---------- DATA LINES

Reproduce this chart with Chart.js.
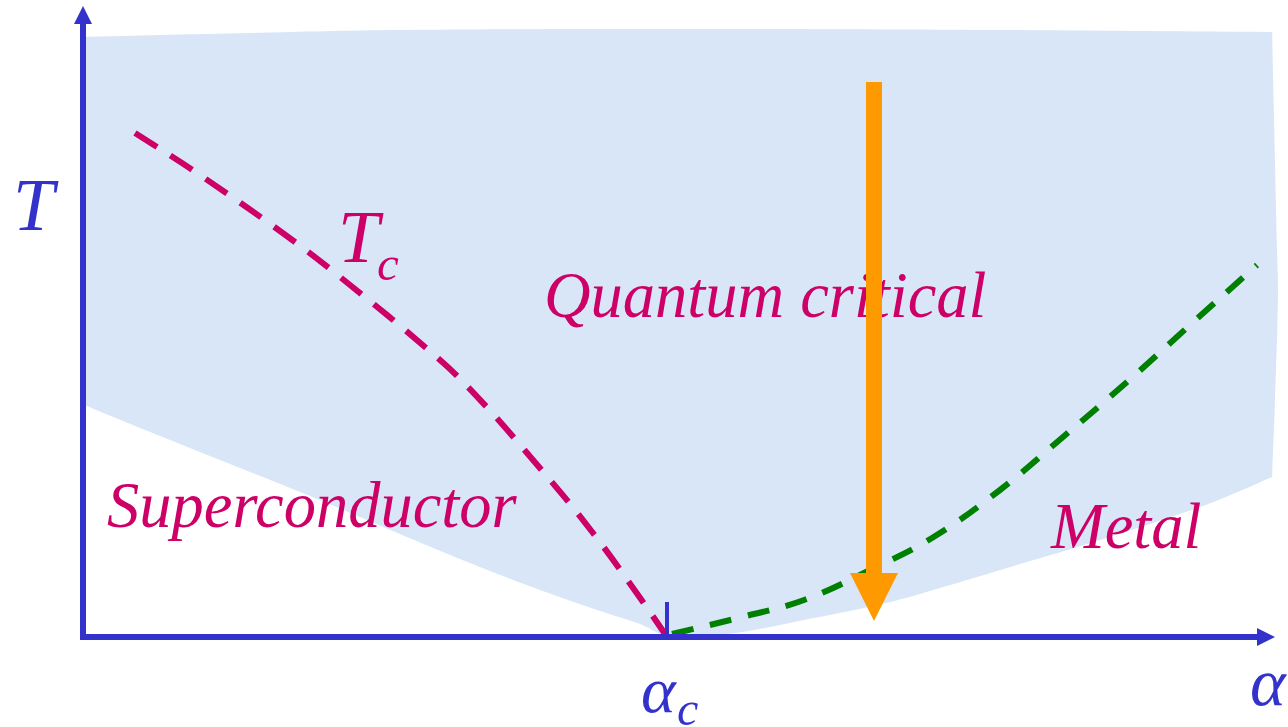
<!DOCTYPE html>
<html>
<head>
<meta charset="utf-8">
<script src="https://cdn.jsdelivr.net/npm/chart.js@4/dist/chart.umd.min.js"></script>
<style>
  html, body { margin: 0; padding: 0; background: #fff; }
  #wrap { width: 1288px; height: 727px; position: relative; }
</style>
</head>
<body>
<div id="wrap"><canvas id="chart"></canvas></div>
<script>
// Schematic phase diagram: alpha on x, T on y (arbitrary units, origin at the axes corner)
const ALPHA_C = 5.83;

// quantum critical region (closed outline, clockwise from top-left)
const qcX = [0.02, 0.05, 1.66, 3.16, 6.16, 9.16, 11.85, 11.88, 11.882, 11.93, 11.94, 11.91, 11.882, 11.88, 11.85,
  11.56, 11.16, 10.16, 9.23, 8.56, 8.02, 7.20, 6.58, 6.16, 5.81,
  5.56, 5.16, 4.56, 3.86, 3.16, 2.26, 1.16, 0.03, 0.0, 0.0, 0.0];
const qcT = [6.00, 6.003, 6.04, 6.07, 6.08, 6.07, 6.05, 6.05, 6.00, 3.87, 3.44, 2.37, 1.64, 1.60, 1.587,
  1.46, 1.30, 0.97, 0.69, 0.49, 0.34, 0.17, 0.05, 0.01, 0.02,
  0.13, 0.26, 0.47, 0.74, 1.03, 1.41, 1.85, 2.31, 2.34, 4.20, 5.97];

// Tc line (superconductor boundary)
const tcX = [0.51, 1.16, 2.11, 2.66, 3.41, 3.84, 4.55, 5.09, 5.59, 5.81];
const tcT = [5.04, 4.62, 3.95, 3.52, 2.90, 2.50, 1.70, 1.04, 0.35, 0.03];

// metal crossover line
const mX = [5.88, 6.58, 7.20, 7.86, 8.48, 9.16, 9.79, 10.43, 11.06, 11.73];
const mT = [0.03, 0.20, 0.37, 0.67, 0.99, 1.47, 2.00, 2.55, 3.12, 3.72];

// orange cooling arrow at fixed alpha
const ARROW_X = 7.90;
const arrowT = [5.55, 0.62];
const headX = [7.66, 8.14, 7.90];
const headT = [0.64, 0.64, 0.16];

// axes
const xAxisX = [-0.04, 11.75];
const yAxisT = [-0.03, 6.15];
const xHeadX = [11.73, 11.73, 11.91];
const xHeadT = [0.09, -0.09, 0.0];
const yHeadX = [-0.10, 0.08, -0.01];
const yHeadT = [6.13, 6.13, 6.31];
const tickT = [0.35, 0.0];

const pts = (xs, ys) => xs.map((x, i) => ({ x, y: ys[i] }));

const BLUE = '#3333cc', MAG = '#cc0066', GREEN = '#008000', ORANGE = '#ff9900', FILL = '#d9e6f8';
const SERIF = "'Liberation Serif', 'Times New Roman', Times, serif";

// text labels, anchored in data units (left, baseline)
const labels = [
  { t: 'T', x: -0.71, y: 4.07, size: 74, color: BLUE },
  { t: 'T', x: 2.54, y: 3.75, size: 74, color: MAG, sub: 'c', subSize: 49, dx: 39, dy: 18 },
  { t: 'Quantum critical', x: 4.60, y: 3.20, size: 64.5, color: MAG },
  { t: 'Superconductor', x: 0.23, y: 1.10, size: 64.5, color: MAG },
  { t: 'Metal', x: 9.67, y: 0.89, size: 64.5, color: MAG },
  { t: '\u03b1', x: 5.57, y: -0.75, size: 66, color: BLUE, sub: 'c', subSize: 48, dx: 36, dy: 13 },
  { t: '\u03b1', x: 11.66, y: -0.68, size: 68, color: BLUE },
];

const labelPlugin = {
  id: 'labels',
  afterDatasetDraw(chart, args) {
    if (args.index !== 0) return;
    const { ctx, scales: { x, y } } = chart;
    ctx.save();
    ctx.textAlign = 'left';
    ctx.textBaseline = 'alphabetic';
    labels.forEach((l) => {
      const px = x.getPixelForValue(l.x), py = y.getPixelForValue(l.y);
      ctx.fillStyle = l.color;
      ctx.font = `italic ${l.size}px ${SERIF}`;
      ctx.fillText(l.t, px, py);
      if (l.sub) {
        ctx.font = `italic ${l.subSize}px ${SERIF}`;
        ctx.fillText(l.sub, px + l.dx, py + l.dy);
      }
    });
    ctx.restore();
  },
};

const line = (data, color, width, extra = {}) => ({
  data, borderColor: color, backgroundColor: color, borderWidth: width,
  showLine: true, pointRadius: 0, fill: false, tension: 0, ...extra,
});

function draw() {
  new Chart(document.getElementById('chart'), {
    type: 'scatter',
    data: {
      datasets: [
        line(pts(qcX, qcT), FILL, 0, { fill: 'shape', backgroundColor: FILL, tension: 0.4, order: 10 }),
        line(pts(tcX, tcT), MAG, 6, { borderDash: [26, 16], tension: 0.4, order: 5, borderCapStyle: 'butt' }),
        line(pts(mX, mT), GREEN, 6, { borderDash: [22, 17], tension: 0.4, order: 5, borderCapStyle: 'butt' }),
        line(pts([ALPHA_C, ALPHA_C], tickT), BLUE, 4, { order: 4 }),
        line(pts(xAxisX, [0, 0]), BLUE, 6, { order: 3 }),
        line(pts([-0.01, -0.01], yAxisT), BLUE, 6, { order: 3 }),
        line(pts(xHeadX, xHeadT), BLUE, 0, { fill: 'shape', order: 3 }),
        line(pts(yHeadX, yHeadT), BLUE, 0, { fill: 'shape', order: 3 }),
        line(pts([ARROW_X, ARROW_X], arrowT), ORANGE, 16, { order: 1 }),
        line(pts(headX, headT), ORANGE, 0, { fill: 'shape', order: 1 }),
      ],
    },
    options: {
      responsive: true, maintainAspectRatio: false, animation: false,
      layout: { padding: 0 },
      plugins: { legend: { display: false }, tooltip: { enabled: false } },
      scales: {
        x: { type: 'linear', display: false, min: -0.84, max: 12.04 },
        y: { type: 'linear', display: false, min: -0.90, max: 6.37 },
      },
    },
    plugins: [labelPlugin],
  });
}

document.fonts.load("italic 64px 'Liberation Serif'", 'Quantum critical αc').catch(() => {}).finally(draw);
</script>
</body>
</html>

--------------------

→ STATED EXERCISE
Print the data above verbatim from the first line through the line holding "const pts = (xs, ys)", leaving every picture out.

→ ANSWER TO THIS PROBLEM
Reproduce this chart with Chart.js.
<!DOCTYPE html>
<html>
<head>
<meta charset="utf-8">
<script src="https://cdn.jsdelivr.net/npm/chart.js@4/dist/chart.umd.min.js"></script>
<style>
  html, body { margin: 0; padding: 0; background: #fff; }
  #wrap { width: 1288px; height: 727px; position: relative; }
</style>
</head>
<body>
<div id="wrap"><canvas id="chart"></canvas></div>
<script>
// Schematic phase diagram: alpha on x, T on y (arbitrary units, origin at the axes corner)
const ALPHA_C = 5.83;

// quantum critical region (closed outline, clockwise from top-left)
const qcX = [0.02, 0.05, 1.66, 3.16, 6.16, 9.16, 11.85, 11.88, 11.882, 11.93, 11.94, 11.91, 11.882, 11.88, 11.85,
  11.56, 11.16, 10.16, 9.23, 8.56, 8.02, 7.20, 6.58, 6.16, 5.81,
  5.56, 5.16, 4.56, 3.86, 3.16, 2.26, 1.16, 0.03, 0.0, 0.0, 0.0];
const qcT = [6.00, 6.003, 6.04, 6.07, 6.08, 6.07, 6.05, 6.05, 6.00, 3.87, 3.44, 2.37, 1.64, 1.60, 1.587,
  1.46, 1.30, 0.97, 0.69, 0.49, 0.34, 0.17, 0.05, 0.01, 0.02,
  0.13, 0.26, 0.47, 0.74, 1.03, 1.41, 1.85, 2.31, 2.34, 4.20, 5.97];

// Tc line (superconductor boundary)
const tcX = [0.51, 1.16, 2.11, 2.66, 3.41, 3.84, 4.55, 5.09, 5.59, 5.81];
const tcT = [5.04, 4.62, 3.95, 3.52, 2.90, 2.50, 1.70, 1.04, 0.35, 0.03];

// metal crossover line
const mX = [5.88, 6.58, 7.20, 7.86, 8.48, 9.16, 9.79, 10.43, 11.06, 11.73];
const mT = [0.03, 0.20, 0.37, 0.67, 0.99, 1.47, 2.00, 2.55, 3.12, 3.72];

// orange cooling arrow at fixed alpha
const ARROW_X = 7.90;
const arrowT = [5.55, 0.62];
const headX = [7.66, 8.14, 7.90];
const headT = [0.64, 0.64, 0.16];

// axes
const xAxisX = [-0.04, 11.75];
const yAxisT = [-0.03, 6.15];
const xHeadX = [11.73, 11.73, 11.91];
const xHeadT = [0.09, -0.09, 0.0];
const yHeadX = [-0.10, 0.08, -0.01];
const yHeadT = [6.13, 6.13, 6.31];
const tickT = [0.35, 0.0];

const pts = (xs, ys) => xs.map((x, i) => ({ x, y: ys[i] }));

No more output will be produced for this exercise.